--- SUPPLIED DATA ---

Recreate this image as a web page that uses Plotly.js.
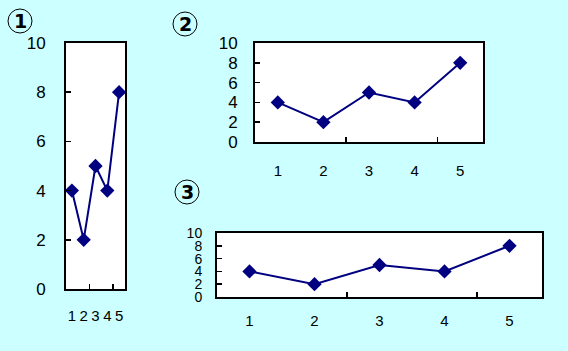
<!DOCTYPE html>
<html>
<head>
<meta charset="utf-8">
<script src="https://cdn.plot.ly/plotly-3.0.1.min.js"></script>
<style>
  html, body { margin: 0; padding: 0; background: #ccffff; }
  #chart { width: 568px; height: 351px; }
</style>
</head>
<body>
<div id="chart"></div>
<script>
// same series shown in three chart shapes
var categories = [1, 2, 3, 4, 5];
var tickLabels = ['1', '2', '3', '4', '5'];
var values = [4, 2, 5, 4, 8];
var yTicks = [0, 2, 4, 6, 8, 10];
var chartLabels = ['1', '2', '3'];

var W = 568, H = 351;
var navy = '#000080';
var fontFam = 'Liberation Sans, Arial, sans-serif';

function px(x) { return x / W; }
function py(y) { return 1 - y / H; }

function trace(n) {
    return {
        x: categories,
        y: values,
        type: 'scatter',
        mode: 'lines+markers',
        xaxis: 'x' + (n === 1 ? '' : n),
        yaxis: 'y' + (n === 1 ? '' : n),
        line: { color: navy, width: 2 },
        marker: { symbol: 'diamond', size: 11, color: navy },
        hoverinfo: 'none'
    };
}

function xAxis(domain, anchor, standoff) {
    return {
        domain: domain,
        anchor: anchor,
        range: [0.5, 5.5],
        tickmode: 'array',
        tickvals: categories,
        ticktext: tickLabels,
        ticks: '',
        ticklabelstandoff: standoff,
        tickfont: { family: fontFam, size: 15, color: '#000' },
        showgrid: false,
        zeroline: false,
        showline: true,
        mirror: true,
        linecolor: '#000',
        linewidth: 2,
        minor: { tickmode: 'array', tickvals: [2.5, 4.5], ticks: 'inside', ticklen: 5, tickwidth: 1.5, tickcolor: '#000', showgrid: false },
        fixedrange: true
    };
}

function yAxis(domain, anchor, size, standoff) {
    return {
        domain: domain,
        anchor: anchor,
        range: [0, 10],
        tickmode: 'array',
        tickvals: yTicks,
        ticks: 'inside',
        ticklen: 5,
        tickwidth: 1.5,
        tickcolor: '#000',
        ticklabelstandoff: standoff,
        tickfont: { family: fontFam, size: size, color: '#000' },
        showgrid: false,
        zeroline: false,
        showline: true,
        mirror: true,
        linecolor: '#000',
        linewidth: 2,
        fixedrange: true
    };
}

// circled chart numbers
var centers = [[20, 21], [185, 24], [187, 192]];
var shapes = [];
var annotations = [];
for (var i = 0; i < centers.length; i++) {
    var cx = centers[i][0], cy = centers[i][1], r = 12;
    shapes.push({
        type: 'circle', xref: 'paper', yref: 'paper',
        x0: px(cx - r), x1: px(cx + r), y0: py(cy + r), y1: py(cy - r),
        line: { color: '#000', width: 1 }
    });
    annotations.push({
        xref: 'paper', yref: 'paper', x: px(cx), y: py(cy),
        xanchor: 'center', yanchor: 'middle', showarrow: false,
        text: '<b>' + chartLabels[i] + '</b>',
        font: { family: 'DejaVu Sans, sans-serif', size: 19, color: '#000' }
    });
}

var layout = {
    width: W,
    height: H,
    margin: { l: 0, r: 0, t: 0, b: 0 },
    paper_bgcolor: '#ccffff',
    plot_bgcolor: '#ffffff',
    showlegend: false,
    xaxis: xAxis([px(66), px(125)], 'y', 12),
    yaxis: yAxis([py(289), py(43)], 'x', 17, 15),
    xaxis2: xAxis([px(255), px(483)], 'y2', 14),
    yaxis2: yAxis([py(142), py(43)], 'x2', 17, 12),
    xaxis3: xAxis([px(217), px(542)], 'y3', 9),
    yaxis3: yAxis([py(297), py(233)], 'x3', 14, 10),
    shapes: shapes,
    annotations: annotations
};

Plotly.newPlot('chart', [trace(1), trace(2), trace(3)], layout, { displayModeBar: false, staticPlot: true });
</script>
</body>
</html>
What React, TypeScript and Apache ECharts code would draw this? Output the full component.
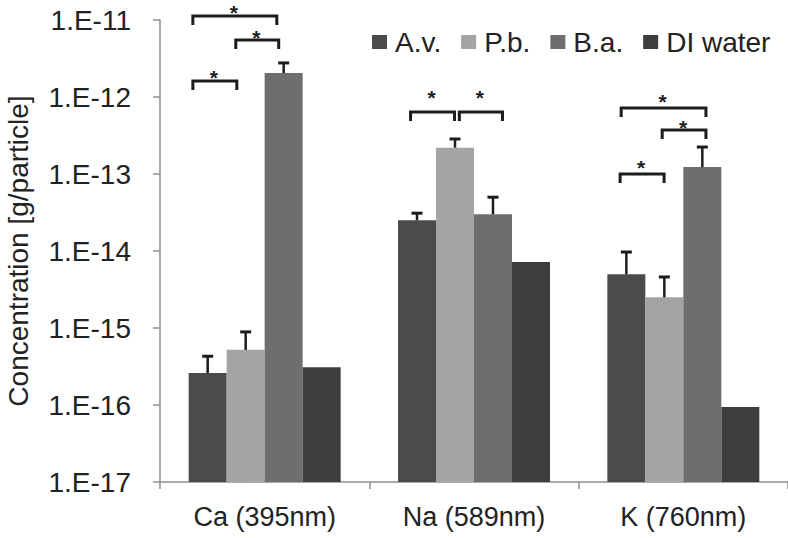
import React, { useEffect, useRef } from "react";
import * as echarts from "echarts";

const categories = ["Ca (395nm)", "Na (589nm)", "K (760nm)"];
const seriesNames = ["A.v.", "P.b.", "B.a.", "DI water"];

const avValues = [2.6e-16, 2.5e-14, 5.0e-15];
const avErrTop = [4.3e-16, 3.1e-14, 9.7e-15];
const pbValues = [5.2e-16, 2.2e-13, 2.5e-15];
const pbErrTop = [8.9e-16, 2.85e-13, 4.6e-15];
const baValues = [2.05e-12, 3.0e-14, 1.23e-13];
const baErrTop = [2.77e-12, 5.0e-14, 2.24e-13];
const diValues = [3.1e-16, 7.2e-15, 9.4e-17];
const diErrTop: (number | null)[] = [null, null, null];

const yTickLabels = ["1.E-17", "1.E-16", "1.E-15", "1.E-14", "1.E-13", "1.E-12", "1.E-11"];
const yMin = 1e-17;
const yMax = 1e-11;
const yExpMin = -17;

// significance brackets: [category, start (fraction of band), end (fraction of band), bracket level, asterisk level]
const brackets: number[][] = [
  [0, 0.157, 0.558, 1.13e-11, 1.47e-11],
  [0, 0.362, 0.567, 5.5e-12, 6.8e-12],
  [0, 0.157, 0.367, 1.61e-12, 2.11e-12],
  [1, 0.197, 0.407, 6.4e-13, 1.16e-12],
  [1, 0.43, 0.636, 6.4e-13, 1.16e-12],
  [2, 0.203, 0.608, 7.2e-13, 1.03e-12],
  [2, 0.399, 0.608, 3.73e-13, 4.6e-13],
  [2, 0.198, 0.408, 1.0e-13, 1.43e-13],
];

const allValues = [avValues, pbValues, baValues, diValues];
const allErrs = [avErrTop, pbErrTop, baErrTop, diErrTop];
const colors = ["#4b4b4b", "#a4a4a4", "#6e6e6e", "#3d3d3d"];
const CAT_GAP = 0.274;
const FONT = '"Liberation Sans", Arial, sans-serif';
const INK = "#1c1c1c";

function makeBarSeries(idx: number) {
  return {
    type: "custom",
    name: seriesNames[idx],
    coordinateSystem: "cartesian2d",
    itemStyle: { color: colors[idx] },
    encode: { x: 0, y: 1 },
    data: categories.map((_, i) => [i, allValues[idx][i], allErrs[idx][i] == null ? "-" : allErrs[idx][i]]),
    renderItem: (params: any, api: any) => {
      const cat = api.value(0);
      const v = api.value(1);
      const e = api.value(2);
      const top = api.coord([cat, v]);
      const base = api.coord([cat, yMin]);
      const band = api.size([1, 0])[0];
      const bw = (band * (1 - CAT_GAP)) / 4;
      const x0 = top[0] - 2 * bw + idx * bw;
      const children: any[] = [
        {
          type: "rect",
          shape: { x: x0, y: top[1], width: bw, height: base[1] - top[1] },
          style: { fill: colors[idx] },
        },
      ];
      if (isFinite(e) && e > 0) {
        const et = api.coord([cat, e]);
        const cx = x0 + bw / 2;
        children.push(
          {
            type: "line",
            shape: { x1: cx, y1: top[1], x2: cx, y2: et[1] },
            style: { stroke: INK, lineWidth: 2.5 },
          },
          {
            type: "line",
            shape: { x1: cx - 5.5, y1: et[1], x2: cx + 5.5, y2: et[1] },
            style: { stroke: INK, lineWidth: 3 },
          }
        );
      }
      return { type: "group", children };
    },
  };
}

const bracketSeries = {
  type: "custom",
  name: "brackets",
  coordinateSystem: "cartesian2d",
  clip: false,
  silent: true,
  encode: { x: 0, y: 3 },
  data: brackets,
  renderItem: (params: any, api: any) => {
    const cat = api.value(0);
    const f0 = api.value(1);
    const f1 = api.value(2);
    const c = api.coord([cat, api.value(3)]);
    const s = api.coord([cat, api.value(4)]);
    const band = api.size([1, 0])[0];
    const left = c[0] - band / 2;
    const x0 = left + f0 * band;
    const x1 = left + f1 * band;
    const y = c[1];
    return {
      type: "group",
      children: [
        {
          type: "polyline",
          shape: { points: [[x0, y + 9], [x0, y], [x1, y], [x1, y + 9]] },
          style: { stroke: INK, lineWidth: 3, fill: null },
        },
        {
          type: "text",
          x: (x0 + x1) / 2 - 1,
          y: s[1] + 5,
          style: {
            text: "*",
            textAlign: "center",
            textVerticalAlign: "middle",
            align: "center",
            verticalAlign: "middle",
            font: `bold 21px ${FONT}`,
            fill: INK,
          },
        },
      ],
    };
  },
};

export default function App() {
  const ref = useRef<HTMLDivElement>(null);
  useEffect(() => {
    if (!ref.current) return;
    const chart = echarts.init(ref.current, undefined, { renderer: "svg" });
    const axisColor = "#8f8f8f";
    chart.setOption({
      animation: false,
      backgroundColor: "#ffffff",
      textStyle: { fontFamily: FONT },
      grid: { left: 160, right: 0, top: 20, bottom: 56, containLabel: false, outerBoundsMode: "none" },
      legend: {
        data: seriesNames.map((n) => ({ name: n, icon: "rect" })),
        left: 367,
        top: 23,
        itemWidth: 15,
        itemHeight: 14,
        itemGap: 20,
        textStyle: { fontSize: 28, color: "#222", fontFamily: FONT, padding: [0, 0, 0, 3] },
        selectedMode: false,
      },
      xAxis: {
        type: "category",
        data: categories,
        axisLine: { lineStyle: { color: axisColor, width: 1.5 } },
        axisTick: { show: true, inside: false, length: 7, lineStyle: { color: axisColor, width: 1.5 } },
        axisLabel: { fontSize: 27, color: "#222", margin: 21, fontFamily: FONT },
        splitLine: { show: false },
      },
      yAxis: {
        type: "log",
        logBase: 10,
        min: yMin,
        max: yMax,
        name: "Concentration [g/particle]",
        nameLocation: "middle",
        nameRotate: 90,
        nameGap: 128,
        nameTextStyle: { fontSize: 28, color: "#222", fontFamily: FONT },
        axisLine: { show: true, lineStyle: { color: axisColor, width: 1.5 } },
        axisTick: { show: true, inside: false, length: 7, lineStyle: { color: axisColor, width: 1.5 } },
        axisLabel: {
          fontSize: 28,
          color: "#222",
          margin: 29,
          fontFamily: FONT,
          formatter: (v: number) => {
            const exp = Math.round(Math.log10(v));
            return yTickLabels[exp - yExpMin] ?? "";
          },
        },
        splitLine: { show: false },
        minorTick: { show: false },
      },
      series: [makeBarSeries(0), makeBarSeries(1), makeBarSeries(2), makeBarSeries(3), bracketSeries],
    });
    return () => chart.dispose();
  }, []);
  return (
    <div
      ref={ref}
      style={{ position: "fixed", left: 0, top: 0, width: 788, height: 538, background: "#fff" }}
    />
  );
}
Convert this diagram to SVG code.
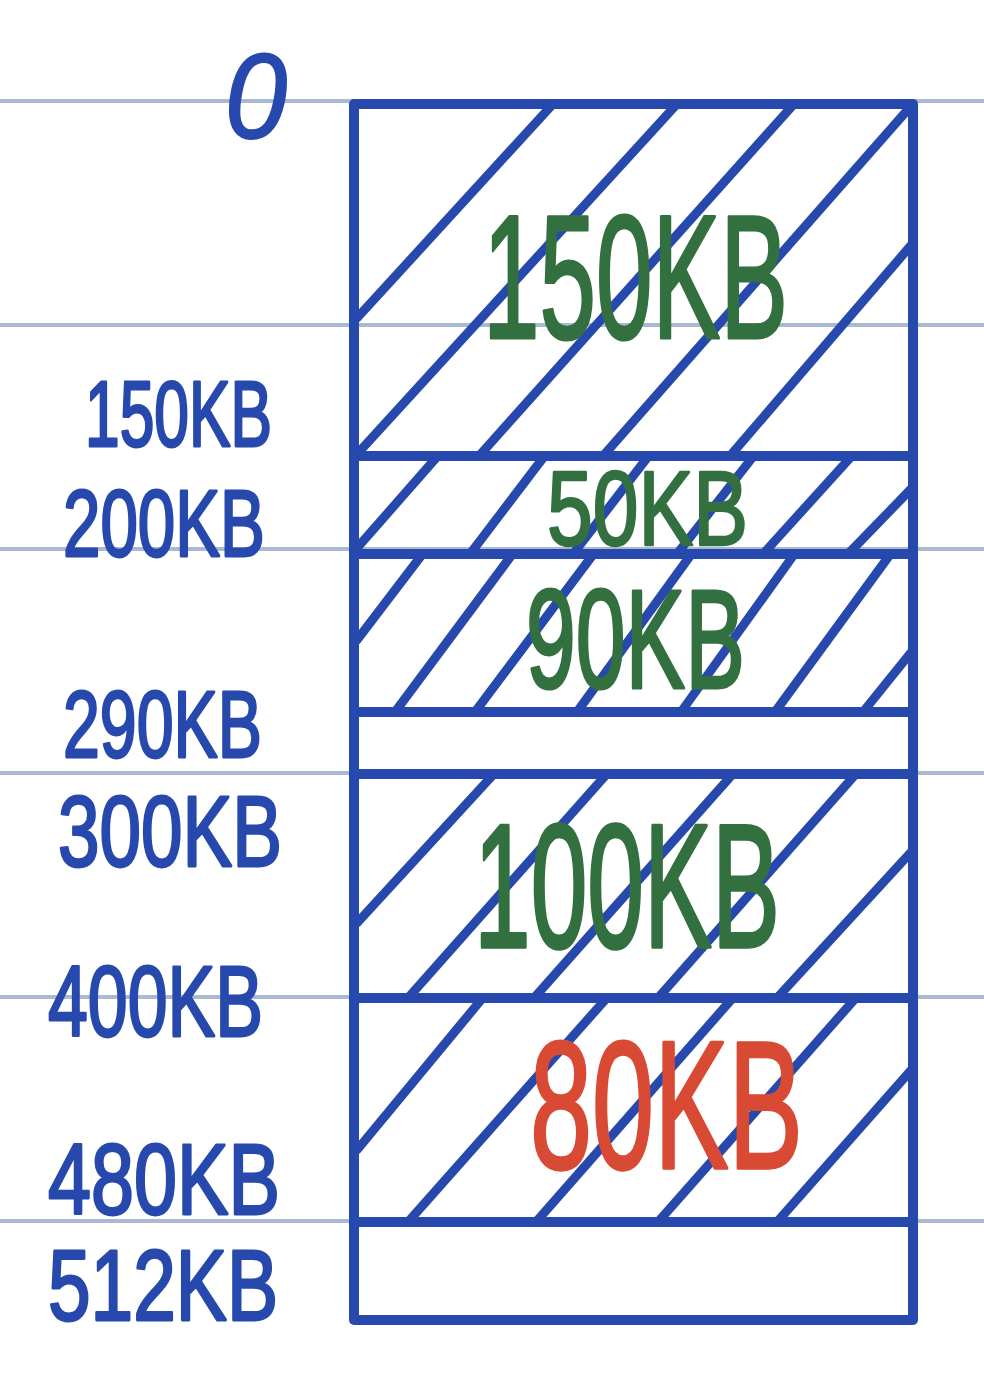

---

_WHAT THE EXERCISE ASKS_
Within the entries above, give again exactly the lines starting at the one that contains "What React, TypeScript" and ending at the one that contains "import * as", leaving out the pictures.

_RESULT_
What React, TypeScript and Apache ECharts code would draw this? Output the full component.
import React, { useEffect, useRef } from "react";
import * as echarts from "echarts";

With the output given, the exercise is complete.